The serialization format chosen is Google Flatbuffers. Flatbuffers, are similar to Google Protocol Buffers ("Protobufs"). They have various trade-offs. Flatbuffers tend to be slightly larger (bytes) than Protobufs, but Flatbuffers offers zero-copy deserialization.

Producer

This process is written in C++17. The producer process reads all of the files asynchronously (async) using multiple threads. After the data is read and parsed from the csv file, it is serialized, then published to a Kafka topic called sat-data. Between each event the program randomly sleeps between a given range to simulate the "live" data.

Consumer

The consumer process utilizes Spark streaming in Scala. It consumes the sat-data kafka topic, accumulating the events in micro-batch fashion; collecting events during a periodic window (5s). Once the events are collected in an RDD (resilient distributed dataset), the flatbuffers are deserialized (Java flatbuffers) and the received timestamp is collected from Kafka. Using this data, a dataframe is created and appended to a Delta Table, storing the structured data as Parquet files with Snappy compression.

Writes data to ./data/delta-tables/satellite-data-raw.

Deployment

Docker in combination with docker-compose to deployment the project.
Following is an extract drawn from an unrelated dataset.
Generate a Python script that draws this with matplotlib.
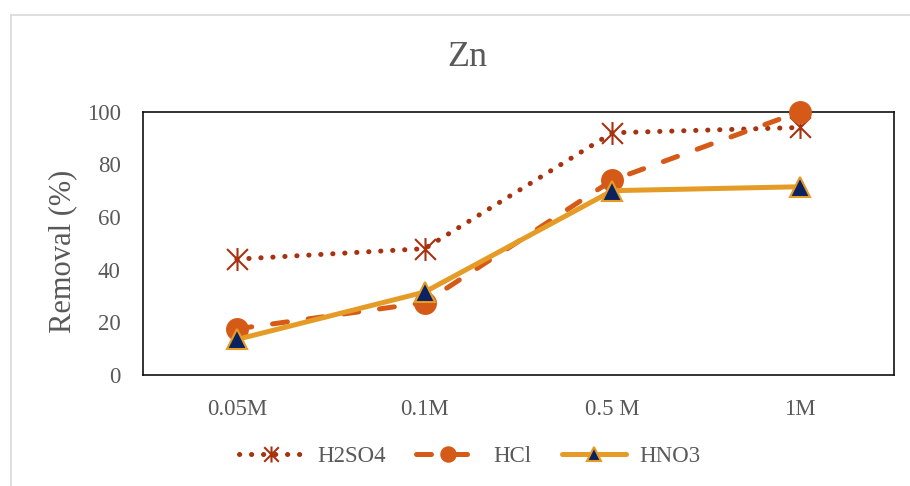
import matplotlib
matplotlib.use("Agg")
import matplotlib.pyplot as plt
from matplotlib.path import Path
from matplotlib.lines import Line2D

# Removal efficiency of Zn for three acids at four concentrations
categories = ["0.05M", "0.1M", "0.5 M", "1M"]
h2so4 = [44, 48, 92, 94]
hcl = [17.5, 27.5, 74, 100]
hno3 = [13.5, 31.5, 70, 71.5]
y_ticks = [0, 20, 40, 60, 80, 100]

TEXT = "#595959"
C_H2SO4 = "#A8320F"
C_HCL = "#D65A17"
C_HNO3 = "#E59C26"
C_NAVY = "#0A2260"

plt.rcParams["font.family"] = ["Liberation Serif", "DejaVu Serif"]

fig = plt.figure(figsize=(9.10, 4.86), dpi=100)
ax = fig.add_axes([143 / 910, 1 - 375 / 486, (894 - 143) / 910, (375 - 111.7) / 486])

# asterisk marker: an X crossed by a vertical stroke
star = Path(
    [(-1, -1), (1, 1), (-1, 1), (1, -1), (0, -1.1), (0, 1.1)],
    [Path.MOVETO, Path.LINETO, Path.MOVETO, Path.LINETO, Path.MOVETO, Path.LINETO],
)

x = list(range(len(categories)))

ax.plot(x, h2so4, color=C_H2SO4, lw=3.6, linestyle=(0, (0.05, 2.35)),
        dash_capstyle="round", marker=star, markersize=16.5,
        markerfacecolor="none", markeredgecolor=C_H2SO4, markeredgewidth=1.5,
        label="H2SO4", clip_on=False, zorder=3)
ax.plot(x, hcl, color=C_HCL, lw=3.6, linestyle=(0, (3.0, 4.2)),
        dash_capstyle="round", marker="o", markersize=15.5,
        markerfacecolor=C_HCL, markeredgecolor=C_HCL,
        label="HCl", clip_on=False, zorder=4)
ax.plot(x, hno3, color=C_HNO3, lw=3.6, solid_capstyle="round",
        marker="^", markersize=14, markerfacecolor=C_NAVY,
        markeredgecolor=C_HNO3, markeredgewidth=1.5,
        label="HNO3", clip_on=False, zorder=5)

ax.set_xlim(-0.5, len(categories) - 0.5)
ax.set_ylim(0, 100)
ax.set_xticks(x)
ax.set_xticklabels(categories)
ax.set_yticks(y_ticks)
ax.tick_params(axis="both", length=0, labelsize=16.5, labelcolor=TEXT)
ax.tick_params(axis="x", pad=17)
ax.tick_params(axis="y", pad=16)
for sp in ax.spines.values():
    sp.set_color("#111111")
    sp.set_linewidth(1.2)

ax.set_ylabel("Removal (%)", fontsize=22, color=TEXT)
ax.yaxis.set_label_coords(-0.087, 0.47)

fig.text(467 / 910, 1 - 58 / 486, "Zn", fontsize=26, color=TEXT,
         ha="center", va="center")

leg = fig.legend(loc="center", bbox_to_anchor=(470 / 910, 1 - 456 / 486),
                 ncol=3, frameon=False, fontsize=16.5, handlelength=2.8,
                 handletextpad=0.6, columnspacing=1.3, markerscale=0.7)
for t in leg.get_texts():
    t.set_color(TEXT)

# outer chart frame (left and top edges)
fig.add_artist(Line2D([10.5 / 910, 10.5 / 910], [0, 1 - 15 / 486],
                      transform=fig.transFigure, color="#D9D9D9", lw=1.2))
fig.add_artist(Line2D([10.5 / 910, 1], [1 - 15 / 486, 1 - 15 / 486],
                      transform=fig.transFigure, color="#D9D9D9", lw=1.2))

fig.savefig("out.png", dpi=100, facecolor="white")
It is a simple way to deploy that ensure consistent behavior across platforms.

Start: docker-compose up

Stop: docker-compose down

Rebuilding flatbuffers files (dev-only)

To rebuild the flatbuffers generated files:

Build the flatbuffers flatc binary:

./build-flatc.sh

Run the following script to build the event.fbs flatbuffers schema for C++ and Java:

./build-event-flatbuffers.sh

Notes on third-party

These git submodules are included for development purposes. They are not necessary deployment.